I never did interview Sidney Lumet, but in many ways he had already answered most of my questions. Despite the great variety of films he directed, his obsessions are obvious. Those who know his terrific book Making Movies will remember the section where he gives us what amount to log lines for a number of his best movies. He asks the question, “What is the movie about?” and then gives us his answers. The striking thing is that a couple of answers are repeated. For example, “the machines are winning” is the stated theme of not just Fail-Safe, but also The Anderson Tapes and Network. Daniel and Running on Empty also share a theme. “Who pays for the passions and commitments of the parents?” Lumet writes. “They do, but so do the children, who never choose those passions and commitments.”  

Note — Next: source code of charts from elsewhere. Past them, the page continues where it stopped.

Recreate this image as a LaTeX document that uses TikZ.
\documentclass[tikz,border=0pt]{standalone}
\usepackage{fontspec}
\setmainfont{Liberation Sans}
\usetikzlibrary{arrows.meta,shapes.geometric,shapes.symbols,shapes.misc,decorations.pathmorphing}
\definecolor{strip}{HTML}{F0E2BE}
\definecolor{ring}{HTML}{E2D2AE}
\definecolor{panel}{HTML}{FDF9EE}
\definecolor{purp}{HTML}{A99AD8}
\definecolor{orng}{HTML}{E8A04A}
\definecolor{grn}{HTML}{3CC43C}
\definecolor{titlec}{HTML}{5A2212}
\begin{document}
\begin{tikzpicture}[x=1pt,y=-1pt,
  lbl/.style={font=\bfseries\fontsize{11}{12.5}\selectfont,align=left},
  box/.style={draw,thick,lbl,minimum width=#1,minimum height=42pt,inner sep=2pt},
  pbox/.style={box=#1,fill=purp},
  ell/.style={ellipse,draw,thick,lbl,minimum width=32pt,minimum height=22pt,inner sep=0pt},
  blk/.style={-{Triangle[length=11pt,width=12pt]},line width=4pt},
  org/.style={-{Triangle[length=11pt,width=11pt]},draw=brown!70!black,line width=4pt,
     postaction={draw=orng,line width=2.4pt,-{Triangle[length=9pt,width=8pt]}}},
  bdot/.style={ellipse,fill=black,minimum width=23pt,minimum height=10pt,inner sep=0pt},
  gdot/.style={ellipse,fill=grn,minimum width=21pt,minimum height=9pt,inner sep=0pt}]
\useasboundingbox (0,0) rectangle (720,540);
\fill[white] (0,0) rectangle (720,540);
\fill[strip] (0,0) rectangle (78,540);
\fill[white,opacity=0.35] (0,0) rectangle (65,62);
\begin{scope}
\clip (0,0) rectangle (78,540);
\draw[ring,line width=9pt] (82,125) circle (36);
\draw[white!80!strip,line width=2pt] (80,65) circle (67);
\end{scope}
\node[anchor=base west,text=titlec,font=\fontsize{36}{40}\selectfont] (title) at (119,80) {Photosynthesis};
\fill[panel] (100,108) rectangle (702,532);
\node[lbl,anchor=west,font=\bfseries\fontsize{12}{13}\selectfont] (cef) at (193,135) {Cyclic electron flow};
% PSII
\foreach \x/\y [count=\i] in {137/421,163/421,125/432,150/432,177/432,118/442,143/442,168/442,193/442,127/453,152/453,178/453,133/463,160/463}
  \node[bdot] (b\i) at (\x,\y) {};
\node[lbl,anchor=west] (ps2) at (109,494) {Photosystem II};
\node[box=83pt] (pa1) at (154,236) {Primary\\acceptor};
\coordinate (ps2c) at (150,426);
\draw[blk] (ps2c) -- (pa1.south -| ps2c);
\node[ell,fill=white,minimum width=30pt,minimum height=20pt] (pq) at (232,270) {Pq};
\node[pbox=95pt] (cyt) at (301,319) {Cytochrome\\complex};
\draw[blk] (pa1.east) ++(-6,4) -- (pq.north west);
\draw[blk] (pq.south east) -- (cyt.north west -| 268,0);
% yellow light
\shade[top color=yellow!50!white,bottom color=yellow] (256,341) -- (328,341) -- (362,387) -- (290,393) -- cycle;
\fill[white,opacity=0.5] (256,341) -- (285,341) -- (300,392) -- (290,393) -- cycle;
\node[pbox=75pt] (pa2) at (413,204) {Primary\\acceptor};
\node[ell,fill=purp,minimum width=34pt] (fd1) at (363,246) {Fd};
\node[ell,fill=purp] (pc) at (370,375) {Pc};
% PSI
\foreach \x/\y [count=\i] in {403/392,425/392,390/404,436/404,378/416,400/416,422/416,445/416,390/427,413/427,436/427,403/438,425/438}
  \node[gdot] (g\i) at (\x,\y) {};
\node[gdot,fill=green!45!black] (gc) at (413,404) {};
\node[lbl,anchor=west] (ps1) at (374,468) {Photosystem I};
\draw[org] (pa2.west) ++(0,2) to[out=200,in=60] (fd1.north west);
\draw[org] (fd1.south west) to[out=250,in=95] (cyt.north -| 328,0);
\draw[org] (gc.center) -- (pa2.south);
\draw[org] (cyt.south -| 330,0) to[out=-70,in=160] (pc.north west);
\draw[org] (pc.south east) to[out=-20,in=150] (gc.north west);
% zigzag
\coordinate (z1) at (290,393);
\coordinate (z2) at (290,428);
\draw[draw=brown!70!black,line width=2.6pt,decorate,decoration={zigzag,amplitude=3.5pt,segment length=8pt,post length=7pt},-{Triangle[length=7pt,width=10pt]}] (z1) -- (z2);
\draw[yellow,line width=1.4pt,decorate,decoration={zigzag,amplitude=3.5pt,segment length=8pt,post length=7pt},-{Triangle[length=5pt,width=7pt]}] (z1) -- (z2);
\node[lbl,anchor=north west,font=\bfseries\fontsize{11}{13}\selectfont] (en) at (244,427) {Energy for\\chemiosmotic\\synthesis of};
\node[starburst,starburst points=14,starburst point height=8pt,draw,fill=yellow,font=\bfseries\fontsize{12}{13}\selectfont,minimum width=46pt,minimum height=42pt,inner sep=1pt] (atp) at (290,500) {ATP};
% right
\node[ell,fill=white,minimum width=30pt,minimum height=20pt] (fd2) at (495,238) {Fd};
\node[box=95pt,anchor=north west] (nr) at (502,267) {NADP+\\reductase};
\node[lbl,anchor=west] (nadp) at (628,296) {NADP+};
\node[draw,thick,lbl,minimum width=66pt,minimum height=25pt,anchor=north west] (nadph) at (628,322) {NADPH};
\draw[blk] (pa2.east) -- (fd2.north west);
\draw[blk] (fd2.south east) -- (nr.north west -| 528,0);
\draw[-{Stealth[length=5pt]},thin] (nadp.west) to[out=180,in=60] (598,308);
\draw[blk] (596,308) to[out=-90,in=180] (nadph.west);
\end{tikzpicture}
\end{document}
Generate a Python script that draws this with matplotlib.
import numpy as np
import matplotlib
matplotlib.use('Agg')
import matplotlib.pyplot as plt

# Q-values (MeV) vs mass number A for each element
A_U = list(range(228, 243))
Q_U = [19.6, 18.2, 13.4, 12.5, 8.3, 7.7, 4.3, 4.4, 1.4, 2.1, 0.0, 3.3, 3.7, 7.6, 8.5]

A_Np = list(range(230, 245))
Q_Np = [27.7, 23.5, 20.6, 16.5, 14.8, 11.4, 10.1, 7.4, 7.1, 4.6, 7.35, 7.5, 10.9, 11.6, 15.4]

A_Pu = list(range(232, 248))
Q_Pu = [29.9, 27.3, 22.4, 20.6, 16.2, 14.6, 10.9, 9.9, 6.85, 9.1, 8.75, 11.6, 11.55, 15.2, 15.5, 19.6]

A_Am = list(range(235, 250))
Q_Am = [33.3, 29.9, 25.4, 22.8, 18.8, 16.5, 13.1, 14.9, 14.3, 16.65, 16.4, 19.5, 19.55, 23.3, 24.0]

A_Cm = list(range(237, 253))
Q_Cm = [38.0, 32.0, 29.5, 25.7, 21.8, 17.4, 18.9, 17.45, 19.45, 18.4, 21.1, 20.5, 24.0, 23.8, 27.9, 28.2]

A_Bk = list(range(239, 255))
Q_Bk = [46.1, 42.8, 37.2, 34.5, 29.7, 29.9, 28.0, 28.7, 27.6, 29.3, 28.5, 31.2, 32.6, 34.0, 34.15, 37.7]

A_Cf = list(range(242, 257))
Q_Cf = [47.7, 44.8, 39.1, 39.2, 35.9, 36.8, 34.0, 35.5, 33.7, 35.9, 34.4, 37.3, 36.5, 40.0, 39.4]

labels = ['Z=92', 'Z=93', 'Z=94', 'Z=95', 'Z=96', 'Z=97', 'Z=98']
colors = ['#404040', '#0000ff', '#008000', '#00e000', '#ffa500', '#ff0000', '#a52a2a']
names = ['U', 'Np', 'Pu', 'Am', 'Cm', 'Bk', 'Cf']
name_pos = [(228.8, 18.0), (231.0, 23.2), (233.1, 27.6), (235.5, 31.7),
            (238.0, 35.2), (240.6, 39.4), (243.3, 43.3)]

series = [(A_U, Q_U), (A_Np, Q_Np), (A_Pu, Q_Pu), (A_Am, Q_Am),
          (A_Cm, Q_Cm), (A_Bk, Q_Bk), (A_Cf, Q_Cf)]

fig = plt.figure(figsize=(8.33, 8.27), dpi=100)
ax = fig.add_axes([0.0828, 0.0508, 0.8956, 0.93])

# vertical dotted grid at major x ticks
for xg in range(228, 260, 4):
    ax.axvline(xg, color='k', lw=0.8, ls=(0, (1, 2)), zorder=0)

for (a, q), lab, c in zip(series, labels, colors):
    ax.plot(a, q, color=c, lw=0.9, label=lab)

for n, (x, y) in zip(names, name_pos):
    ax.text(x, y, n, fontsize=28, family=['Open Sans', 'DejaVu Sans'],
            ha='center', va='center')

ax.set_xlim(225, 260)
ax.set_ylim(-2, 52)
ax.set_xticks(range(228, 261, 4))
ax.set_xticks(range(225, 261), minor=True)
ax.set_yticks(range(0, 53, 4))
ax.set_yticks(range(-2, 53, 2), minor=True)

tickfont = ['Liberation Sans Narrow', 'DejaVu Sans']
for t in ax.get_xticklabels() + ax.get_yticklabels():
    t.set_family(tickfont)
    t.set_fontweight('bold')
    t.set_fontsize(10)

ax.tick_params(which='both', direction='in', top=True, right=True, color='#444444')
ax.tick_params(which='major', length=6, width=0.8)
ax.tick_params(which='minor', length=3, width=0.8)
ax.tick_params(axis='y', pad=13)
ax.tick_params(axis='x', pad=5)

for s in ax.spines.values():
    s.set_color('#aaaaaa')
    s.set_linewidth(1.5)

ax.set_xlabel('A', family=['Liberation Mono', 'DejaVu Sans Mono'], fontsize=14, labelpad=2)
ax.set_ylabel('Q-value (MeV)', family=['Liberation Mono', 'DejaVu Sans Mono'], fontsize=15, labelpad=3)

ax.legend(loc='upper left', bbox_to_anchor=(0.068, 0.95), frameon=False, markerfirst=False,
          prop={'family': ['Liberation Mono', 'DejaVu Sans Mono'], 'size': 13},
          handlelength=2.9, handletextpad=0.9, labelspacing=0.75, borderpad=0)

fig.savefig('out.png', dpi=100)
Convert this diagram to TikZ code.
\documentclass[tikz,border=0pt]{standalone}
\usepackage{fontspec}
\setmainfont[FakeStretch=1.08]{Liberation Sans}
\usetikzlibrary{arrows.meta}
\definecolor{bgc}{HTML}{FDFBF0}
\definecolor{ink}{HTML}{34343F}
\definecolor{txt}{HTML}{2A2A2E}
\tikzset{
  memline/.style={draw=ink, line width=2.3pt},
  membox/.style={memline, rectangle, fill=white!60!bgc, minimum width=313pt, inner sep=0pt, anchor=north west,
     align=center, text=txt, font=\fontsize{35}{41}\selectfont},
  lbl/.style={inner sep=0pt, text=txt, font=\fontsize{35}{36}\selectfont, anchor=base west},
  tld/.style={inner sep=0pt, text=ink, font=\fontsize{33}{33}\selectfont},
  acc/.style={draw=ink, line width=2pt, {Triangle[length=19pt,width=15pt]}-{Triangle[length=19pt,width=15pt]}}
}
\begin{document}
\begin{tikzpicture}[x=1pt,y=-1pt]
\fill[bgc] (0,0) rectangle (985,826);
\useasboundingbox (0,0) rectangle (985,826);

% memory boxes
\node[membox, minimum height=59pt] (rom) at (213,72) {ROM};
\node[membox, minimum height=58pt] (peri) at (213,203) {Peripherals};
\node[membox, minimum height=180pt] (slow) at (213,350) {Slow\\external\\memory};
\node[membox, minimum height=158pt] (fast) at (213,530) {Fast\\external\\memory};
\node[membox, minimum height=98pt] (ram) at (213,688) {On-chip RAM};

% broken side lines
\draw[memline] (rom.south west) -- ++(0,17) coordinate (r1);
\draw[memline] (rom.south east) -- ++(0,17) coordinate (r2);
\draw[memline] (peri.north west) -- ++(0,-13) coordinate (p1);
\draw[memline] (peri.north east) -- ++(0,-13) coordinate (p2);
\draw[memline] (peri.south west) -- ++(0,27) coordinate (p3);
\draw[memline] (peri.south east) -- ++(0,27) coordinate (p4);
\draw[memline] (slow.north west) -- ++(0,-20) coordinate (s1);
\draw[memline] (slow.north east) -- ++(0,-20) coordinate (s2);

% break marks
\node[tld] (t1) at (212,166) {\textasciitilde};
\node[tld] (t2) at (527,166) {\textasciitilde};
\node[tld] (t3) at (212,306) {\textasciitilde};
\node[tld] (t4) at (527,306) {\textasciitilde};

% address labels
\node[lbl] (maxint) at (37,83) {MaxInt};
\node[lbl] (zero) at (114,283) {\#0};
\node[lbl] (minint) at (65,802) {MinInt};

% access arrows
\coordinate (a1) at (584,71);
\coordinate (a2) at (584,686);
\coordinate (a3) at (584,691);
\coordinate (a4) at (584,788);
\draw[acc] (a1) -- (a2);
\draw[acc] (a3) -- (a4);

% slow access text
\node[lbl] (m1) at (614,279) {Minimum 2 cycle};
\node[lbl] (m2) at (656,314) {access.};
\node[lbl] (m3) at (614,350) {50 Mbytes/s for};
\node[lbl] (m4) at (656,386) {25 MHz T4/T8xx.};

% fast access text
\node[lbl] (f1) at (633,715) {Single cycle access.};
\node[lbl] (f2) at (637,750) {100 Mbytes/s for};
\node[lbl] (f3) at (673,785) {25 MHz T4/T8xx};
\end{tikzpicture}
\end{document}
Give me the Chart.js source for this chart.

Lumet was not coy about the fact that the concerns of those movies overlapped. “See, I don’t know if I’ve ever said this publicly,” he told Joanna E. Rapf in a 2003 interview, “but I’ve done three movies, Daniel, Running on Empty, and Family Business, that are thematically the same thing—the cost that others pay for one’s passions—and I only recognized this afterwards…. Any deep emotional commitment on the part of the parents is going to cost something… not just to the parents but also almost always to the children.”
 
It so happens that I loved Running on Empty long before I embraced Lumet’s other movies. Naomi Foner’s screenplay is about a married couple named Arthur and Annie Pope (Judd Hirsch and Christine Lahti). They were radicals in the sixties, since 1971 pursued by the FBI for the bombing of a military research lab, but they have spent the seventies and eighties attempting to raise their children while on the lam. The crushing truth of the movie is that it is impossible to do so.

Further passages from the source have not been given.